A Prestonsburg resident wants to open an ambulance service in Floyd County.
The Kentucky Cabinet for Health and Family Services reports that Louisville attorney Mark Leach filed an application for a Certificate of Need on behalf of the newly-formed company, Emergent Care EMS, to establish a ground ambulance service in Floyd County.
The Cabinet reports that opening the ambulance will cost more than $400,000. The application was filed at the end of October, but the Cabinet is required to provide public notice by Dec. 19, the agency reports online.
If the application is successful, the company, Emergent Care EMS, will be the second Class 1 ALS/BLS ground ambulance service providing emergency medical transportation for Floyd County residents. EMS services are also provided by Lifeguard Ambulance in Floyd County.
Prestonsburg resident Robert Osborne organized Emergent Care EMS as a business with the Kentucky Secretary of State in July, reporting that the business will have fewer than 50 employees and provide emergency medical ambulance services. The business’ address is listed on South Roberts Drive, Prestonsburg. Wheelwright officials mentioned this proposal during a meeting in August, reporting that Osborne requested letters of support from the city. Osborne, however, did not want to comment at that time.
The application reports that the company will employ six EMTs, six paramedics and one medical officer, operating two ambulances from a “base station” in Prestonsburg and a “satellite station” in McDowell. The ambulance will seek to enter into mutual aid agreements with area emergency responders and fire departments, the application says.
“The Emergent Care EMS (‘The Company’) proposes to establish a Class 1 ALS/BLS ground ambulance service,” the application states. “The Company intends to operate two vehicles equipped to provide ALS-level service. The service will operate from a base station located in Prestonsburg, Floyd County, Kentucky, with a satellite station based in McDowell, Floyd County, Kentucky.”

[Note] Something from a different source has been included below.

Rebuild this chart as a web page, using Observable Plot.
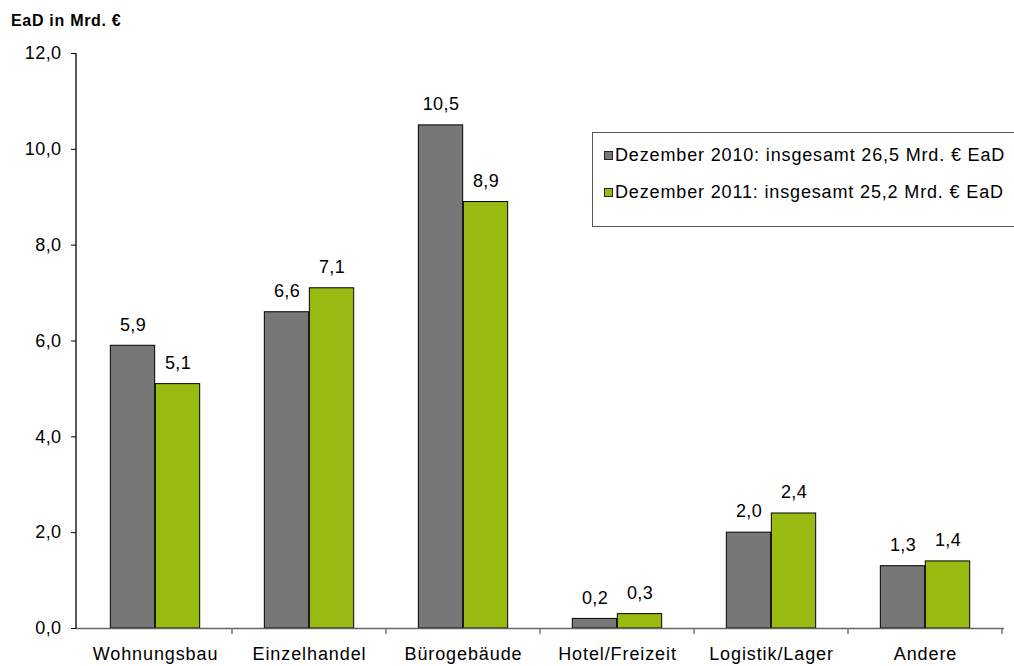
<!DOCTYPE html>
<html>
<head>
<meta charset="utf-8">
<script src="https://cdn.jsdelivr.net/npm/d3@7"></script>
<script src="https://cdn.jsdelivr.net/npm/@observablehq/plot@0.6"></script>
<style>
  html, body { margin: 0; padding: 0; background: #fff; }
  #wrap { position: relative; width: 1014px; height: 666px; font-family: Arial, "Liberation Sans", sans-serif; }
  #title { position: absolute; left: 11px; top: 12px; font-size: 16px; font-weight: bold; letter-spacing: 0.7px; color: #000; }
  #legend { position: absolute; left: 592px; top: 132px; width: 440px; height: 95px; border: 1px solid #555; box-sizing: border-box; background: #fff; }
  .li { position: absolute; left: 11px; font-size: 18px; letter-spacing: 0.85px; color: #000; white-space: nowrap; line-height: 20px; }
  .sw { display: inline-block; width: 7px; height: 7px; border: 1px solid #222; margin-right: 2px; vertical-align: 1px; }
</style>
</head>
<body>
<div id="wrap">
  <div id="title">EaD in Mrd. €</div>
  <div id="chart"></div>
  <div id="legend"></div>
</div>
<script>
const categories = ["Wohnungsbau", "Einzelhandel", "Bürogebäude", "Hotel/Freizeit", "Logistik/Lager", "Andere"];
const seriesNames = ["Dezember 2010: insgesamt 26,5 Mrd. € EaD", "Dezember 2011: insgesamt 25,2 Mrd. € EaD"];
const values2010 = [5.9, 6.6, 10.5, 0.2, 2.0, 1.3];
const values2011 = [5.1, 7.1, 8.9, 0.3, 2.4, 1.4];
const yTicks = [0, 2, 4, 6, 8, 10, 12];
const colors = ["#777777", "#99bb11"];

const data = [];
categories.forEach((c, i) => {
  data.push({category: c, series: seriesNames[0], value: values2010[i]});
  data.push({category: c, series: seriesNames[1], value: values2011[i]});
});

const W = 1014, H = 666;
const mL = 76, mR = 10, mT = 53, mB = 38;
const step = (W - mL - mR) / categories.length;
const barW = 45;
const gap = (step - 2 * barW) / 2;
const fmt = d => d3.format(".1f")(d).replace(".", ",");

const d2010 = data.filter(d => d.series === seriesNames[0]);
const d2011 = data.filter(d => d.series === seriesNames[1]);

const plot = Plot.plot({
  width: W, height: H,
  marginLeft: mL, marginRight: mR, marginTop: mT, marginBottom: mB,
  style: {fontFamily: 'Arial, "Liberation Sans", sans-serif', fontSize: "18px", color: "#000", background: "#fff"},
  x: {type: "band", domain: categories, padding: 0, label: null},
  y: {domain: [0, 12], label: null},
  color: {domain: seriesNames, range: colors},
  marks: [
    Plot.barY(d2010, {x: "category", y: "value", fill: "series", stroke: "#000", strokeWidth: 1,
      insetLeft: gap, insetRight: step - gap - barW}),
    Plot.barY(d2011, {x: "category", y: "value", fill: "series", stroke: "#000", strokeWidth: 1,
      insetLeft: gap + barW, insetRight: gap}),
    Plot.text(d2010, {x: "category", y: "value", text: d => fmt(d.value), dx: -barW / 2, dy: -21, fill: "#000", fontSize: 18, className: "vlab"}),
    Plot.text(d2011, {x: "category", y: "value", text: d => fmt(d.value), dx: barW / 2, dy: -21, fill: "#000", fontSize: 18, className: "vlab"}),
    Plot.ruleY([0], {stroke: "#666", strokeWidth: 1.3}),
    Plot.axisY({ticks: yTicks, tickFormat: fmt, tickSize: 5, tickPadding: 10, stroke: "#000", strokeOpacity: 1, fontSize: 18, className: "ylab"}),
    Plot.axisX({tickSize: 0, tickPadding: 19, fontSize: 18})
  ]
});

const svg = d3.select(plot);
svg.selectAll("text").attr("letter-spacing", "0.9px");
svg.selectAll(".vlab text, text.vlab, .ylab text").attr("letter-spacing", "0.4px");

// category boundary ticks and y-axis line from the scales
const xs = plot.scale("x");
const ys = plot.scale("y");
const y0 = ys.apply(0);
const bounds = categories.slice(1).map(c => xs.apply(c)).concat([xs.apply(categories[categories.length - 1]) + xs.bandwidth]);
svg.append("g").selectAll("line").data(bounds).join("line")
  .attr("x1", d => d).attr("x2", d => d).attr("y1", y0).attr("y2", y0 + 6)
  .attr("stroke", "#666").attr("stroke-width", 1.3);
svg.append("line").attr("x1", mL).attr("x2", mL).attr("y1", ys.apply(12)).attr("y2", y0)
  .attr("stroke", "#000").attr("stroke-width", 1.3);

document.getElementById("chart").appendChild(plot);

const legend = d3.select("#legend");
seriesNames.forEach((s, i) => {
  const row = legend.append("div").attr("class", "li").style("top", (i === 0 ? 12 : 49) + "px");
  row.append("span").attr("class", "sw").style("background", colors[i]);
  row.append("span").text(s);
});
</script>
</body>
</html>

In seeking the Certificate of Need, the application highlights the county’s health status, reporting that over a third of the county is considered “in less than good health” and that the county ranks 119th out of 120 counties in the state in health outcomes, 114th in length of life and 118th in quality of life.
“The company’s development of an ambulance service in Floyd County will improve the response times for patients in need of ALS and BLS emergency transport in Floyd County,” the application states. “Lifeguard, because of the limited resources provided and the positioning of its ambulances in the county, is falling short of responding within acceptable times for a significant percentage of its calls.
Timely access to ambulance services is directly related to better outcomes for patients with urgent or emergent health conditions.”
The cabinet is expected to make its final decision on the application by March 2020.